Football has often been described as a 90-minute escape from all the inconveniences of life. And no one has given the globe escapes like Brazil’s ‘Seleção’. Dazzled by legends such as Pele, Garrincha, Socrates, and Ronaldo, the nation is the undisputed king of the sport, all with a borderline defiant style of the jogo bonito, the beautiful game.
Yet, no matter the world’s rose-tinted expectation of kids kicking the ball around the alleys of São Paulo or the beautiful beaches of Rio, the country’s greatest sport has ties to darker times.
Santa Rita points towards a controversial figure of Brazil’s past, Getúlio Vargas, the 14th and 17th president of Brazil as the starting block. Vargas came to power after the corrupt government of the 1920s. He created the Estado Novo, an authoritarian regime that puts a focus on nationalism to win support.
“Vargas wanted to create a national symbol for Brazil. Football and samba, various cultural symbols people took for granted, and Vargas’ government used them well,” Santa Rita said. “He was responsible for football being the national symbol for Brazil, he crafted it.”
“They say that politics and football don’t relate with each other but that’s a great lie,” Santa Rita said.
Currently, Maria Eduarda Azeredo, a 24-year-old Brazilian international relations graduate, sees ultranationalism fuelled far-right conservatism as a key profiteer of football’s importance to Brazil.
“What we have is the Bolsonarista appropriation of the national team jersey, an ownership,” Azeredo said. “This is pure integralism, psychological in nature and symbolic.”
“And of course, we have football, the famous bread and circus, a huge event for Brazilians and they end up forgetting these fundamental issues to just enjoy the show,” she said.
“It is not the first time that Brazil has had extreme right-wing politicians who claim this discourse,” Azeredo said. “This discourse of family, god, and tradition is due to complex long-term cultural factors in Brazil.”
It wasn’t always like this. A brighter yesterday harbours in Azeredo’s memories.
“The most striking memory was of fraternization and unity, everyone was there to cheer for the team and the country,” she said. “The schools and streets in the neighbourhood were always decorated with the colours of the national flag. We felt a union, passion, and fun.”
Meg Stalcup, associate professor of anthropology at Ottawa University, never watched sports while growing up. That all changed after travelling to Brazil for a World Cup.
“The whole country stopped for the World Cup.
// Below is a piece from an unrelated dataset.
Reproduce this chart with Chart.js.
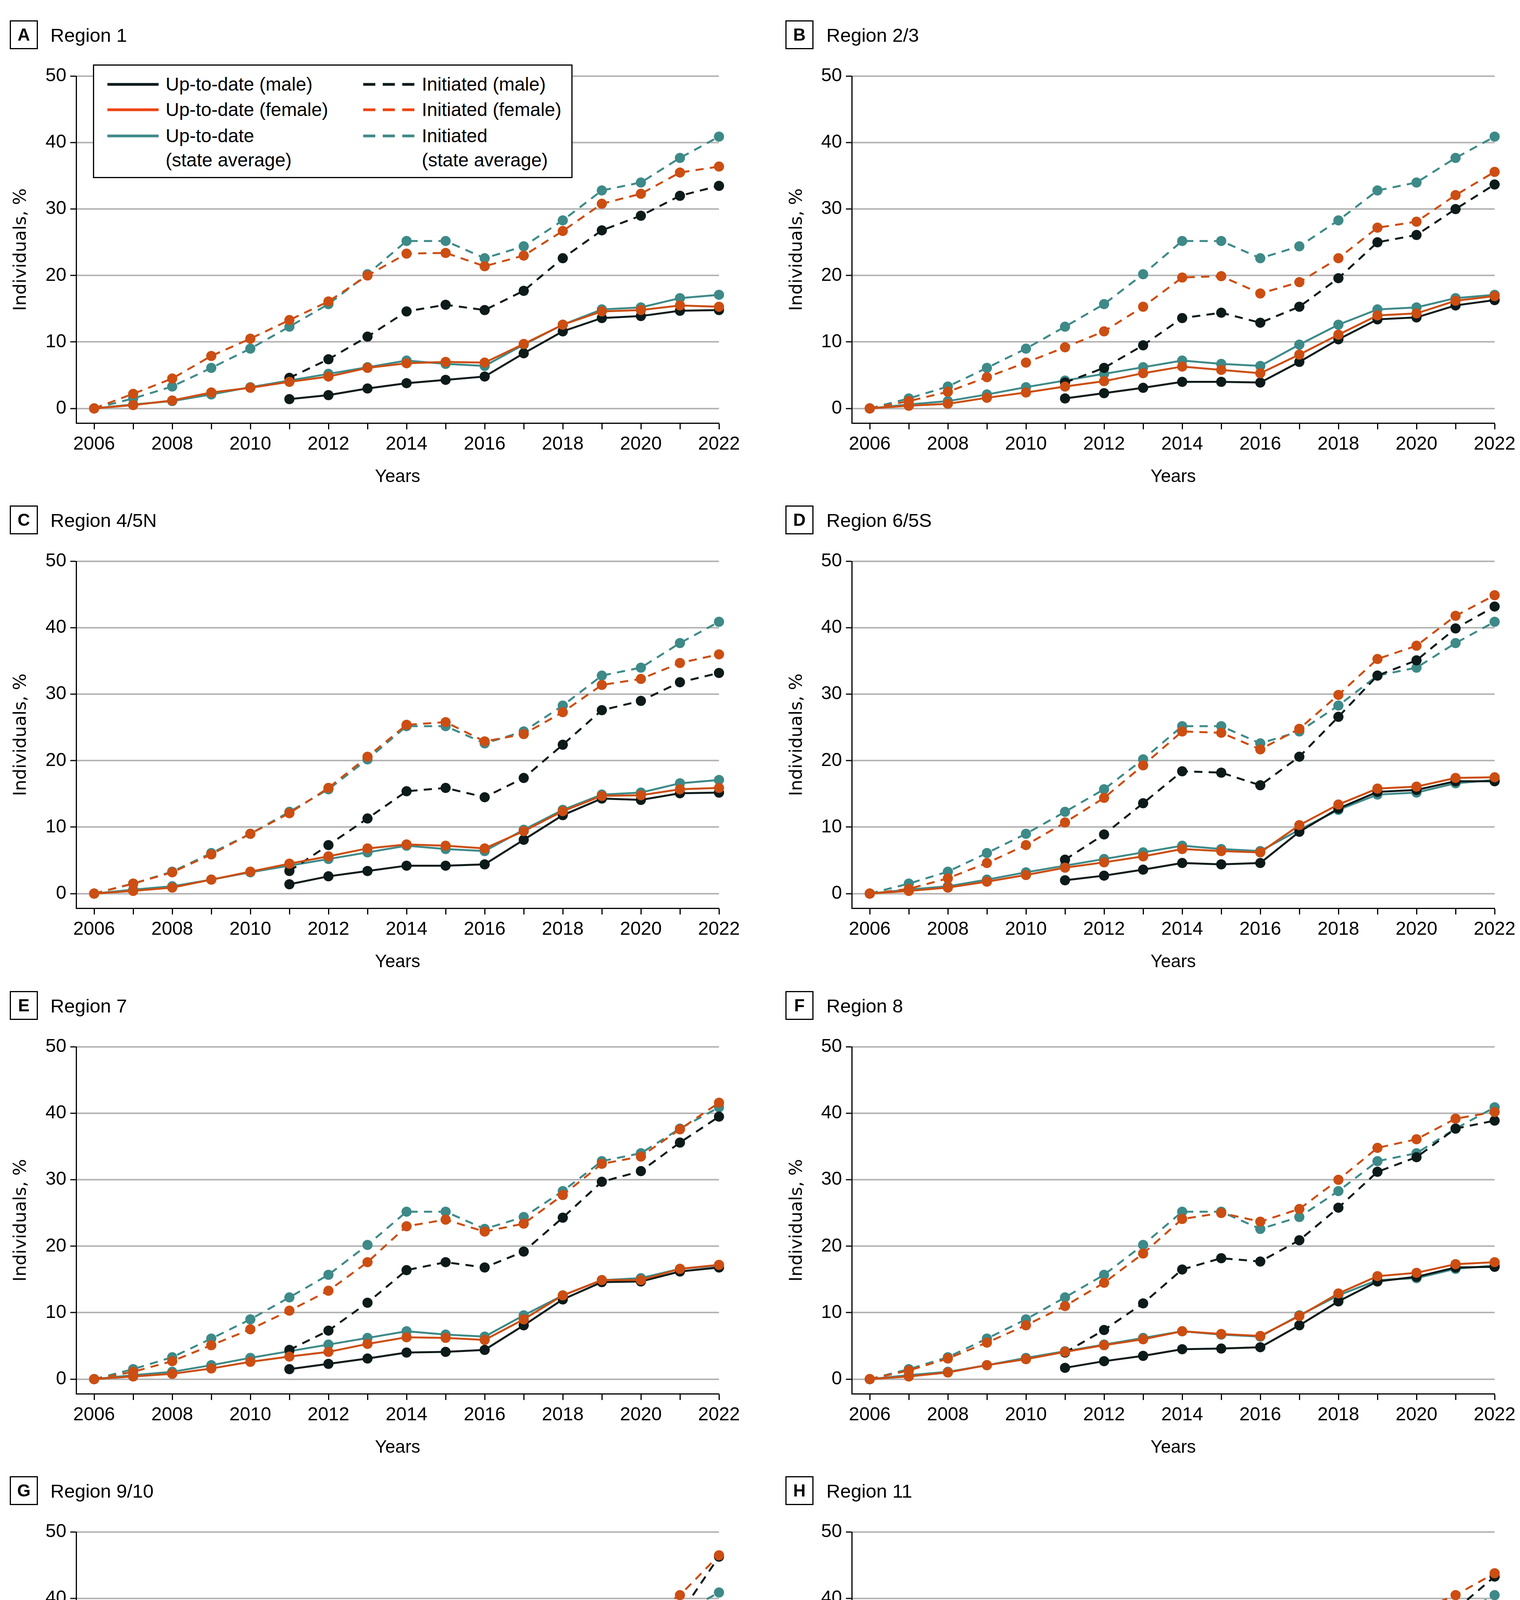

I was with a caravan of Brazilian friends driving through the interior of the country for the final,” Stalcup said. “We stopped in a very small town. People put TVs in the windows and turned them to the streets so that everyone could watch.”
Stalcup, who received a master’s degree in biological sciences at the Federal University of Rio de Janeiro, believes the sport’s greatest quality was and remains its genuine appeal, regardless of which forces wielded it.
“Football is a real, shared heritage in Brazil, and a success that for many years the country could feel was theirs,” she said. “The kind of football that Pelé made famous came to represent something the nation could hold its head high.”
Stalcup is unsure whether the Canarinho can ever return to its former status of just being the jersey of Brazil’s team.
“The camisa da seleção, the flag, even wearing the colours of the flag, is now something a segment of the population will avoid to not be mistaken for supporters of Bolsonaro,” she said. “There have been efforts to reclaim it but it remains to be seen if these will be successful.”